My parents, like many other Hispanics, came to this country looking for a better and brighter future for their children. My parents did not have the opportunity to go to college but they worked hard and got ahead. I am reminded of that as I drive through the oil fields and see all the familiar Hispanic faces. About 70 percent of our field guys are Hispanic. Most do not have a college education but having a high-paying job allows them to raise their families in Santa Barbara County.

At a time when our county is so strongly divided toward Measure P, I think about the Hispanic community that will be most affected by the passing of Measure P. The men and women employed by the oil industry who will go home and tell their families “Sorry, mijo, but they denied me a job because the environmentalists decided it was more important to ban fracking, (which is not occurring in Santa Barbara County) than to allow me to have a job in oil.” Hundreds of people will not have means to pay their next mortgage, send their kids to college and contribute to their local economy; in a way that is in itself prejudicial.

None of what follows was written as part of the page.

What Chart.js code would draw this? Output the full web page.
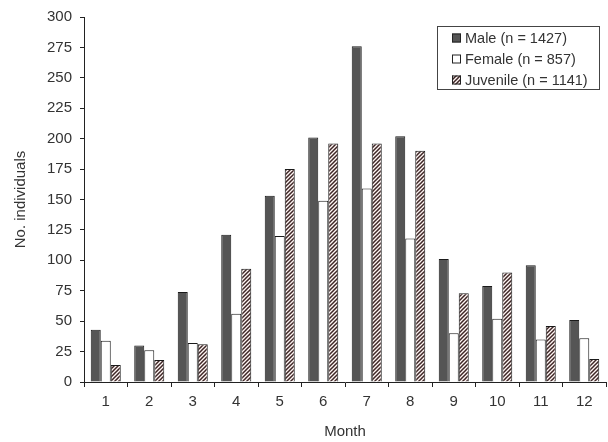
<!DOCTYPE html>
<html lang="en">
<head>
  <meta charset="UTF-8">
  <title>Monthly captures by sex and age class</title>
  <script src="https://cdn.jsdelivr.net/npm/chart.js"></script>
  <style>
    html, body { margin: 0; padding: 0; background: #fff; }
    #wrap { width: 608px; height: 442px; }
  </style>
</head>
<body>
  <div id="wrap"><canvas id="monthChart" width="608" height="442"></canvas></div>
  <script>
    const months = ['1', '2', '3', '4', '5', '6', '7', '8', '9', '10', '11', '12'];
    const male = [43, 30, 74, 121, 153, 201, 276, 202, 101, 79, 96, 51];
    const female = [34, 26, 32, 56, 120, 149, 159, 118, 40, 52, 35, 36];
    const juvenile = [14, 18, 31, 93, 175, 196, 196, 190, 73, 90, 46, 19];
    const seriesLabels = ['Male (n = 1427)', 'Female (n = 857)', 'Juvenile (n = 1141)'];

    const FONT = 'Arial, "Liberation Sans", sans-serif';
    const TEXT = '#333333';

    // diagonal hatch fill for the juvenile bars
    function hatch() {
      const c = document.createElement('canvas');
      c.width = 4; c.height = 4;
      const g = c.getContext('2d');
      g.fillStyle = '#fff6f4';
      g.fillRect(0, 0, 4, 4);
      g.strokeStyle = '#3e2626';
      g.lineWidth = 1.5;
      g.beginPath();
      g.moveTo(-1, 5); g.lineTo(5, -1);
      g.moveTo(-1, 1); g.lineTo(1, -1);
      g.moveTo(3, 5); g.lineTo(5, 3);
      g.stroke();
      return g.createPattern(c, 'repeat');
    }

    // boxed legend in the top right corner of the plot
    const boxLegend = {
      id: 'boxLegend',
      afterDraw(chart) {
        const ctx = chart.ctx;
        const x0 = 437, y0 = 26, w = 162, h = 63;
        ctx.save();
        ctx.fillStyle = '#fff';
        ctx.fillRect(x0, y0, w, h);
        ctx.strokeStyle = '#444';
        ctx.lineWidth = 1;
        ctx.strokeRect(x0 + 0.5, y0 + 0.5, w, h);
        ctx.font = '14.5px ' + FONT;
        ctx.textBaseline = 'middle';
        chart.data.datasets.forEach((ds, i) => {
          const cy = y0 + 12 + i * 21;
          ctx.fillStyle = ds.backgroundColor;
          ctx.fillRect(452, cy - 4.5, 9, 9);
          ctx.strokeStyle = '#222';
          ctx.strokeRect(452.5, cy - 4, 8, 8);
          ctx.fillStyle = TEXT;
          ctx.fillText(ds.label, 465, cy + 1);
        });
        ctx.restore();
      }
    };

    const common = { borderColor: '#1a1a1a', borderWidth: 1, categoryPercentage: 0.69, barPercentage: 1.0 };

    const chart = new Chart(document.getElementById('monthChart'), {
      type: 'bar',
      data: {
        labels: months,
        datasets: [
          Object.assign({ label: seriesLabels[0], data: male, backgroundColor: '#555555' }, common),
          Object.assign({ label: seriesLabels[1], data: female, backgroundColor: '#ffffff' }, common),
          Object.assign({ label: seriesLabels[2], data: juvenile, backgroundColor: hatch() }, common)
        ]
      },
      options: {
        responsive: false,
        animation: false,
        layout: { padding: { top: 17, right: 2, left: 0, bottom: 0 } },
        plugins: { legend: { display: false }, tooltip: { enabled: false } },
        scales: {
          x: {
            afterFit: s => { s.height = 60; },
            grid: { drawOnChartArea: false, drawTicks: true, tickLength: 5, color: '#222', offset: true },
            border: { display: true, color: '#222' },
            ticks: { color: TEXT, font: { family: FONT, size: 15 }, padding: 6, maxRotation: 0 },
            title: { display: true, text: 'Month', color: TEXT, font: { family: FONT, size: 15 }, padding: { top: 0, bottom: 1 } }
          },
          y: {
            min: 0, max: 300,
            afterFit: s => { s.width = 84; },
            grid: { drawOnChartArea: false, drawTicks: true, tickLength: 4, color: '#222' },
            border: { display: true, color: '#222' },
            ticks: { stepSize: 25, color: TEXT, font: { family: FONT, size: 15 }, padding: 8 },
            title: { display: true, text: 'No. individuals', color: TEXT, font: { family: FONT, size: 15 }, padding: { top: 12, bottom: 0 } }
          }
        }
      },
      plugins: [boxLegend]
    });
  </script>
</body>
</html>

In 2012 IHS Global Inc. prepared a report for API on the number of jobs that could be created by oil and gas development in North America over the next 20 years. The study anticipates that 1.3 million new jobs will be created directly by the oil industry. 32 percent will be employment opportunities for minorities, bumping the number to roughly 60 percent of the industry. 20 percent of the new jobs will go to women. But this news does not matter to the Water Guardians, which wants to take these job opportunities out of the hands of the Hispanics who want to work for Santa Barbara County oil producers. In 2010, minorities accounted for 26.9 percent of the people employed by the oil industry. All we want to do is provide an honest day of work so that we can provide a comfortable lifestyle for our loved ones.

If Measure P passes, I will be affected directly and my family will be affected indirectly. My brother, who is a second-year Electrical Engineering student at UC San Diego, will no longer be able to utilize my oil and gas connections to acquire local internships. I will not be able to afford to have a nice bridal shower for my sister, who is getting married next year, because my job in oil may not exist. My brother, who is going to Cal State Los Angeles, will not be able to call me and ask me to help him pay for his books. I will not be able to help my aging parents monetarily if Santa Barbara County residents decide my job is not important to save.

Oil production in Santa Barbara County accounts for a thousand jobs for people who would otherwise work lower-paying jobs and thus continue to live within the poverty level. It lowers our gas prices and allows us to get closer to energy independence. I ask you to think about my job and the hundreds of Hispanics who will be affected locally, and remind you that energy production is fundamental for socioeconomic development and poverty eradication.